L’on peut imaginer enfin la constitution d’un binôme mixte : le technicien de l’intelligence économique représenté pas le conseiller extérieur à l’entreprise et le responsable IE de l’entreprise, qui sait ce qu’il recherche. En réalité, toutes les figures sont possibles : elles sont déterminées en fonction de la nature du besoin en renseignement de l’entreprise.
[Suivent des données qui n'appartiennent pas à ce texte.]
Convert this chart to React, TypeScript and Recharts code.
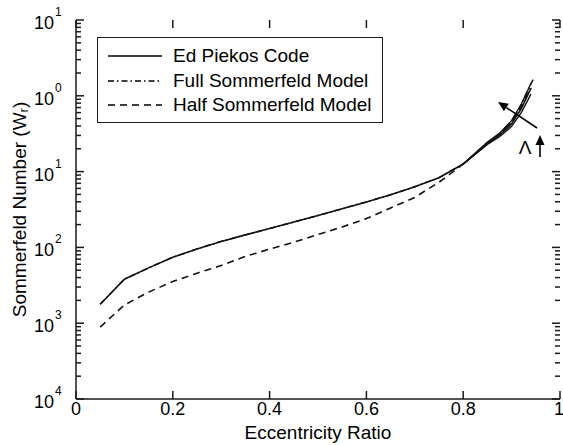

Démarrer et poursuivre la démarche :
– il faut alors parfaitement savoir à quel objectif final répond la démarche : développer un nouveau produit, rechercher de nouveaux marchés, rechercher un partenaire, devenir le N°1, accroître ses marges, changer d’agent à l’étranger, etc…
– l’objectif final étant déterminé, l’on établit, pour y parvenir, le bilan des informations à obtenir : c’est la mise au point du plan de recherche et de la liste des sources potentielles susceptibles de fournir les informations de base : internet, organismes officiels, salons, visites d’entreprises, sources privées, voire consultation du personnel qualifié de l’entreprise, etc…
– les informations recueillies sont ensuite trillées, recoupées, évaluées ("critiquées"), analysées et élaborées en renseignement ; à ce stade sont déterminées les informations manquantes ou suspectes ;
– le cycle du renseignement est alors relancé à partir de ce premier bilan d’étape et ce, par la suite, autant de fois que nécessaire ;
– les résultats intermédiaires font l’objet de diffusions vers le chef d’entreprise et, en tant que de besoin et de façon sélective, vers le personnel de l’entreprise.
– Le renseignement final, élaboré à l’issue de toutes les recherches, est fourni au chef d’entreprise ; il conduit à la prise de décision.

Mettre en place les dispositions connexes :
– Il s’agit de protéger les biens immatériels de l’entreprise : pratiquer la sélectivité dans la diffusion de l’information, protéger ses secrets de fabrication, sécuriser certaines zones sensibles, sécuriser l’intranet, limiter les accès aux zones de R&D, etc…
– Il s’agit de décider éventuellement de la politique de lobbying à l’extérieur de l’entreprise : obtention de fonds, d’aides, de subventions, etc…

Le budget de l’opération

Il dépend :
– du recours ou non , à temps plein ou à temps partiel, à un consultant spécialisé externe à l’entreprise (facturation à la journée ou au forfait) ;
– des abonnements aux sources d’information ouvertes : internet, documents et ouvrages papiers ;
– des déplacements à réaliser pour rencontrer des personnes ou des groupes, visiter des salons (surtout lorsqu’ils ont lieu dans des pays étrangers lointains), des entreprises ;
– de l’accroissement du nombre de communications téléphoniques, de duplications, de travaux d’impression supplémentaires que cela induit ;
– du complément de formation en intelligence économique et en utilisation des outils informatiques spécifiques à donner à une ou plusieurs personnes de l’entreprise.